--- BEGIN ---

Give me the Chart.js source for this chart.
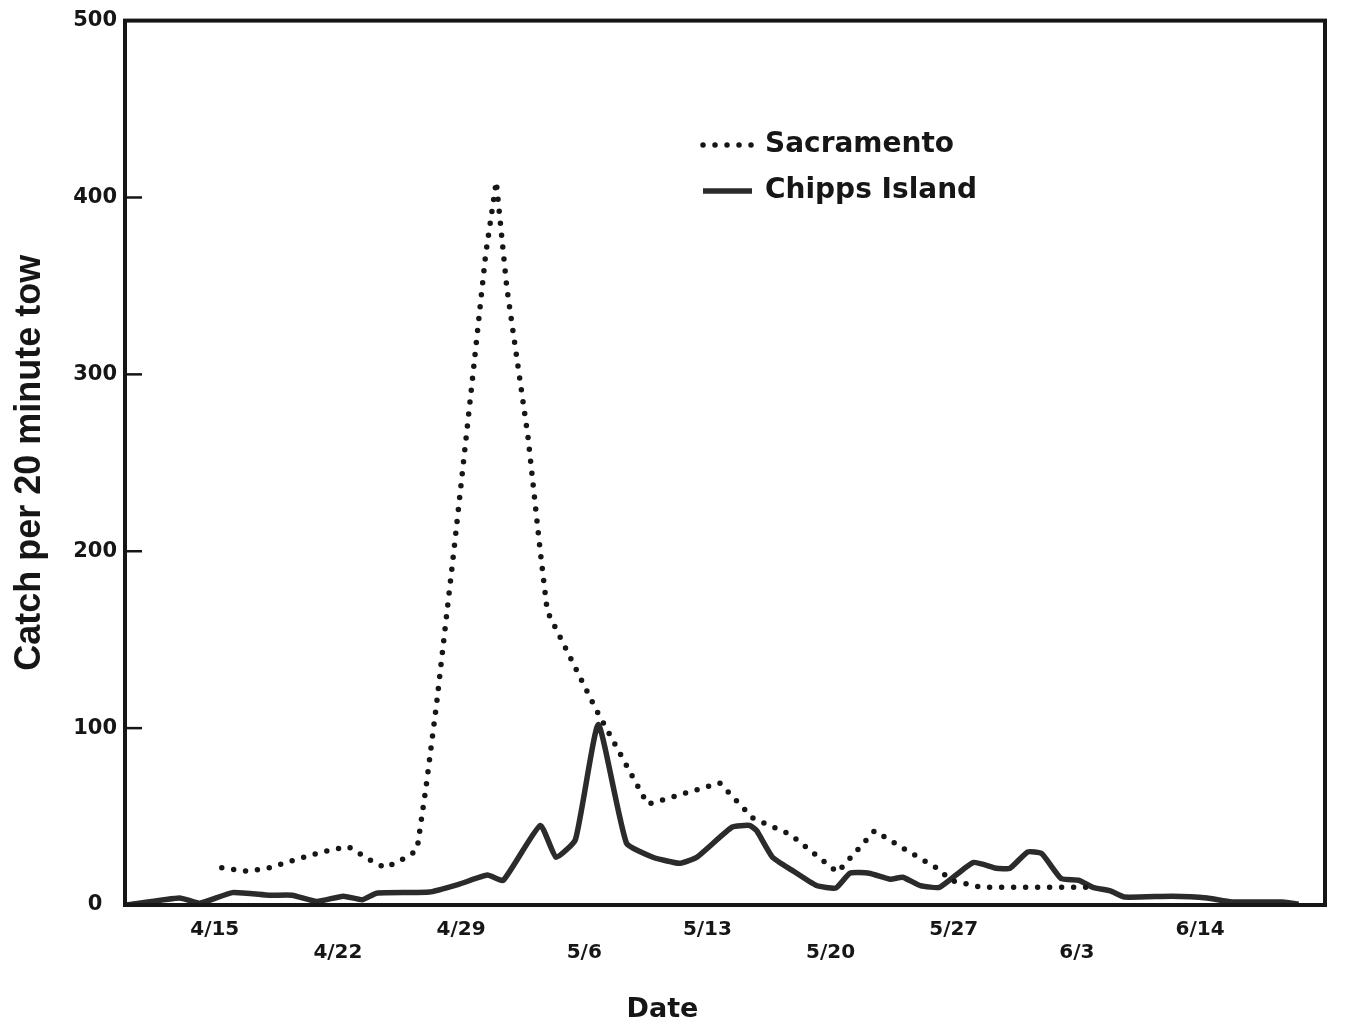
<!DOCTYPE html>
<html>
<head>
<meta charset="utf-8">
<script src="https://cdn.jsdelivr.net/npm/chart.js@4.4.1/dist/chart.umd.min.js"></script>
<style>
  html, body { margin: 0; padding: 0; background: #fff; }
  #wrap { width: 1360px; height: 1026px; }
</style>
</head>
<body>
<div id="wrap"><canvas id="c" width="1360" height="1026"></canvas></div>
<script>
// Day numbers are counted from 4/15 (day 0).
const tickDays   = [0, 7, 14, 21, 28, 35, 42, 49, 56];
const tickLabels = ['4/15', '4/22', '4/29', '5/6', '5/13', '5/20', '5/27', '6/3', '6/14'];
const yTickStep  = 100;
const yMax       = 500;

const sacramentoDays  = [0.4, 1.9, 3.1, 4.7, 6.1, 7.6, 8.9, 9.7, 11.1, 11.5, 12.0, 12.6, 13.6, 14.6, 15.4, 16.0,
                         16.6, 17.8, 18.5, 18.9, 21.7, 24.6, 26.0, 28.7, 30.6, 32.7, 35.4, 37.5, 39.3, 41.2,
                         41.8, 43.6, 48.4, 50.1];
const sacramentoCatch = [21, 19, 21, 26, 30, 33, 25, 21, 28, 31.5, 66, 113, 201, 293, 368, 409,
                         349, 265, 200, 166, 110, 57, 61, 69, 49, 40, 18.5, 42, 31, 20,
                         14, 10, 10, 10];

const chippsDays  = [-5.0, -2.0, -0.85, 1.0, 3.1, 4.4, 5.8, 7.3, 8.4, 9.2, 12.2, 13.9, 15.5, 16.4, 18.5, 19.4,
                     20.5, 21.8, 23.4, 24.9, 26.4, 27.4, 29.4, 30.4, 30.8, 31.7, 32.8, 34.2, 35.3, 36.1,
                     37.2, 38.4, 39.1, 40.1, 41.2, 43.1, 44.4, 45.2, 46.2, 47.0, 48.1, 49.1, 49.9, 50.9,
                     51.7, 54.4, 56.4, 57.8, 60.7, 61.6];
const chippsCatch = [0, 4, 1, 7, 5.5, 5.5, 2, 5, 3, 6.7, 7.3, 11.8, 16.9, 14, 45, 27,
                     37, 102, 35, 27, 23.6, 27, 44, 45, 42, 27, 19.7, 11, 9.6, 18,
                     18, 14.6, 15.7, 11, 10, 24, 20.8, 20.8, 30, 29, 15, 14, 10, 8,
                     4.5, 5, 4, 1.7, 1.7, 0.5];

const INK = '#161616';

const toPoints = (xs, ys) => xs.map((x, i) => ({ x: x, y: ys[i] }));

// Box frame around the plot, plus short inward ticks on the left side
const framePlugin = {
  id: 'frame',
  afterDraw(chart) {
    const { ctx, chartArea: a, scales } = chart;
    ctx.save();
    ctx.strokeStyle = INK;
    ctx.lineWidth = 2.5;
    for (let v = yTickStep; v < yMax; v += yTickStep) {
      const y = scales.y.getPixelForValue(v);
      ctx.beginPath();
      ctx.moveTo(a.left, y);
      ctx.lineTo(a.left + 17, y);
      ctx.stroke();
    }
    ctx.lineWidth = 4;
    ctx.strokeRect(a.left, a.top, a.right - a.left, a.bottom - a.top);
    ctx.restore();
  }
};

// Legend drawn inside the plot, using each dataset's own line style
const insideLegend = {
  id: 'insideLegend',
  afterDraw(chart) {
    const { ctx } = chart;
    ctx.save();
    chart.data.datasets.forEach((ds, i) => {
      const y = 145 + i * 46;
      ctx.strokeStyle = ds.borderColor;
      ctx.lineWidth = ds.borderWidth;
      ctx.lineCap = ds.borderCapStyle || 'butt';
      ctx.setLineDash(ds.borderDash || []);
      ctx.beginPath();
      ctx.moveTo(703, y);
      ctx.lineTo(752, y);
      ctx.stroke();
      ctx.setLineDash([]);
      ctx.fillStyle = INK;
      ctx.font = 'bold 28px "DejaVu Sans"';
      ctx.textBaseline = 'middle';
      ctx.textAlign = 'left';
      ctx.fillText(ds.label, 765, y);
    });
    ctx.restore();
  }
};

new Chart(document.getElementById('c'), {
  type: 'line',
  data: {
    datasets: [
      {
        label: 'Sacramento',
        data: toPoints(sacramentoDays, sacramentoCatch),
        borderColor: INK,
        borderWidth: 5.5,
        borderDash: [0, 12],
        borderCapStyle: 'round',
        pointRadius: 0,
        tension: 0,
        fill: false
      },
      {
        label: 'Chipps Island',
        data: toPoints(chippsDays, chippsCatch),
        borderColor: '#2b2b2b',
        borderWidth: 5.5,
        borderJoinStyle: 'round',
        pointRadius: 0,
        tension: 0.15,
        fill: false
      }
    ]
  },
  options: {
    responsive: false,
    animation: false,
    devicePixelRatio: 1,
    layout: { padding: { top: 16, right: 35, left: 0, bottom: 0 } },
    plugins: {
      legend: { display: false },
      tooltip: { enabled: false },
      title: {
        display: true,
        text: 'Date',
        position: 'bottom',
        color: INK,
        font: { family: 'DejaVu Sans', size: 27, weight: 'bold', lineHeight: 1.2 },
        padding: { top: 0, bottom: 0 }
      }
    },
    scales: {
      x: {
        type: 'linear',
        min: -5.1,
        max: 63.1,
        grid: { display: false, drawTicks: false },
        border: { display: false },
        afterBuildTicks(scale) {
          scale.ticks = tickDays.map(v => ({ value: v }));
        },
        afterFit(scale) { scale.height = 88.6; },
        ticks: {
          autoSkip: false,
          maxRotation: 0,
          padding: 13,
          color: INK,
          font: { family: 'DejaVu Sans', size: 20, weight: 'bold', lineHeight: 1.15 },
          callback(value) {
            const i = tickDays.indexOf(value);
            if (i < 0) return '';
            return i % 2 ? ['', tickLabels[i]] : tickLabels[i];
          }
        }
      },
      y: {
        min: 0,
        max: yMax,
        grid: { display: false, drawTicks: false },
        border: { display: false },
        afterFit(scale) { scale.width = 125; },
        ticks: {
          stepSize: yTickStep,
          crossAlign: 'center',
          padding: 8,
          color: INK,
          font: { family: 'DejaVu Sans', size: 21, weight: 'bold' }
        },
        title: {
          display: true,
          text: 'Catch per 20 minute tow',
          color: INK,
          font: { family: 'Liberation Sans', size: 36, weight: 'bold', lineHeight: 1.2 },
          padding: { top: 8, bottom: 0 }
        }
      }
    }
  },
  plugins: [framePlugin, insideLegend]
});
</script>
</body>
</html>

--- END ---

**BRIEF**
Leave the pictures out, and print every line of the listing exactly as written.

**TASK RESULT**
Give me the Chart.js source for this chart.
<!DOCTYPE html>
<html>
<head>
<meta charset="utf-8">
<script src="https://cdn.jsdelivr.net/npm/chart.js@4.4.1/dist/chart.umd.min.js"></script>
<style>
  html, body { margin: 0; padding: 0; background: #fff; }
  #wrap { width: 1360px; height: 1026px; }
</style>
</head>
<body>
<div id="wrap"><canvas id="c" width="1360" height="1026"></canvas></div>
<script>
// Day numbers are counted from 4/15 (day 0).
const tickDays   = [0, 7, 14, 21, 28, 35, 42, 49, 56];
const tickLabels = ['4/15', '4/22', '4/29', '5/6', '5/13', '5/20', '5/27', '6/3', '6/14'];
const yTickStep  = 100;
const yMax       = 500;

const sacramentoDays  = [0.4, 1.9, 3.1, 4.7, 6.1, 7.6, 8.9, 9.7, 11.1, 11.5, 12.0, 12.6, 13.6, 14.6, 15.4, 16.0,
                         16.6, 17.8, 18.5, 18.9, 21.7, 24.6, 26.0, 28.7, 30.6, 32.7, 35.4, 37.5, 39.3, 41.2,
                         41.8, 43.6, 48.4, 50.1];
const sacramentoCatch = [21, 19, 21, 26, 30, 33, 25, 21, 28, 31.5, 66, 113, 201, 293, 368, 409,
                         349, 265, 200, 166, 110, 57, 61, 69, 49, 40, 18.5, 42, 31, 20,
                         14, 10, 10, 10];

const chippsDays  = [-5.0, -2.0, -0.85, 1.0, 3.1, 4.4, 5.8, 7.3, 8.4, 9.2, 12.2, 13.9, 15.5, 16.4, 18.5, 19.4,
                     20.5, 21.8, 23.4, 24.9, 26.4, 27.4, 29.4, 30.4, 30.8, 31.7, 32.8, 34.2, 35.3, 36.1,
                     37.2, 38.4, 39.1, 40.1, 41.2, 43.1, 44.4, 45.2, 46.2, 47.0, 48.1, 49.1, 49.9, 50.9,
                     51.7, 54.4, 56.4, 57.8, 60.7, 61.6];
const chippsCatch = [0, 4, 1, 7, 5.5, 5.5, 2, 5, 3, 6.7, 7.3, 11.8, 16.9, 14, 45, 27,
                     37, 102, 35, 27, 23.6, 27, 44, 45, 42, 27, 19.7, 11, 9.6, 18,
                     18, 14.6, 15.7, 11, 10, 24, 20.8, 20.8, 30, 29, 15, 14, 10, 8,
                     4.5, 5, 4, 1.7, 1.7, 0.5];

const INK = '#161616';

const toPoints = (xs, ys) => xs.map((x, i) => ({ x: x, y: ys[i] }));

// Box frame around the plot, plus short inward ticks on the left side
const framePlugin = {
  id: 'frame',
  afterDraw(chart) {
    const { ctx, chartArea: a, scales } = chart;
    ctx.save();
    ctx.strokeStyle = INK;
    ctx.lineWidth = 2.5;
    for (let v = yTickStep; v < yMax; v += yTickStep) {
      const y = scales.y.getPixelForValue(v);
      ctx.beginPath();
      ctx.moveTo(a.left, y);
      ctx.lineTo(a.left + 17, y);
      ctx.stroke();
    }
    ctx.lineWidth = 4;
    ctx.strokeRect(a.left, a.top, a.right - a.left, a.bottom - a.top);
    ctx.restore();
  }
};

// Legend drawn inside the plot, using each dataset's own line style
const insideLegend = {
  id: 'insideLegend',
  afterDraw(chart) {
    const { ctx } = chart;
    ctx.save();
    chart.data.datasets.forEach((ds, i) => {
      const y = 145 + i * 46;
      ctx.strokeStyle = ds.borderColor;
      ctx.lineWidth = ds.borderWidth;
      ctx.lineCap = ds.borderCapStyle || 'butt';
      ctx.setLineDash(ds.borderDash || []);
      ctx.beginPath();
      ctx.moveTo(703, y);
      ctx.lineTo(752, y);
      ctx.stroke();
      ctx.setLineDash([]);
      ctx.fillStyle = INK;
      ctx.font = 'bold 28px "DejaVu Sans"';
      ctx.textBaseline = 'middle';
      ctx.textAlign = 'left';
      ctx.fillText(ds.label, 765, y);
    });
    ctx.restore();
  }
};

new Chart(document.getElementById('c'), {
  type: 'line',
  data: {
    datasets: [
      {
        label: 'Sacramento',
        data: toPoints(sacramentoDays, sacramentoCatch),
        borderColor: INK,
        borderWidth: 5.5,
        borderDash: [0, 12],
        borderCapStyle: 'round',
        pointRadius: 0,
        tension: 0,
        fill: false
      },
      {
        label: 'Chipps Island',
        data: toPoints(chippsDays, chippsCatch),
        borderColor: '#2b2b2b',
        borderWidth: 5.5,
        borderJoinStyle: 'round',
        pointRadius: 0,
        tension: 0.15,
        fill: false
      }
    ]
  },
  options: {
    responsive: false,
    animation: false,
    devicePixelRatio: 1,
    layout: { padding: { top: 16, right: 35, left: 0, bottom: 0 } },
    plugins: {
      legend: { display: false },
      tooltip: { enabled: false },
      title: {
        display: true,
        text: 'Date',
        position: 'bottom',
        color: INK,
        font: { family: 'DejaVu Sans', size: 27, weight: 'bold', lineHeight: 1.2 },
        padding: { top: 0, bottom: 0 }
      }
    },
    scales: {
      x: {
        type: 'linear',
        min: -5.1,
        max: 63.1,
        grid: { display: false, drawTicks: false },
        border: { display: false },
        afterBuildTicks(scale) {
          scale.ticks = tickDays.map(v => ({ value: v }));
        },
        afterFit(scale) { scale.height = 88.6; },
        ticks: {
          autoSkip: false,
          maxRotation: 0,
          padding: 13,
          color: INK,
          font: { family: 'DejaVu Sans', size: 20, weight: 'bold', lineHeight: 1.15 },
          callback(value) {
            const i = tickDays.indexOf(value);
            if (i < 0) return '';
            return i % 2 ? ['', tickLabels[i]] : tickLabels[i];
          }
        }
      },
      y: {
        min: 0,
        max: yMax,
        grid: { display: false, drawTicks: false },
        border: { display: false },
        afterFit(scale) { scale.width = 125; },
        ticks: {
          stepSize: yTickStep,
          crossAlign: 'center',
          padding: 8,
          color: INK,
          font: { family: 'DejaVu Sans', size: 21, weight: 'bold' }
        },
        title: {
          display: true,
          text: 'Catch per 20 minute tow',
          color: INK,
          font: { family: 'Liberation Sans', size: 36, weight: 'bold', lineHeight: 1.2 },
          padding: { top: 8, bottom: 0 }
        }
      }
    }
  },
  plugins: [framePlugin, insideLegend]
});
</script>
</body>
</html>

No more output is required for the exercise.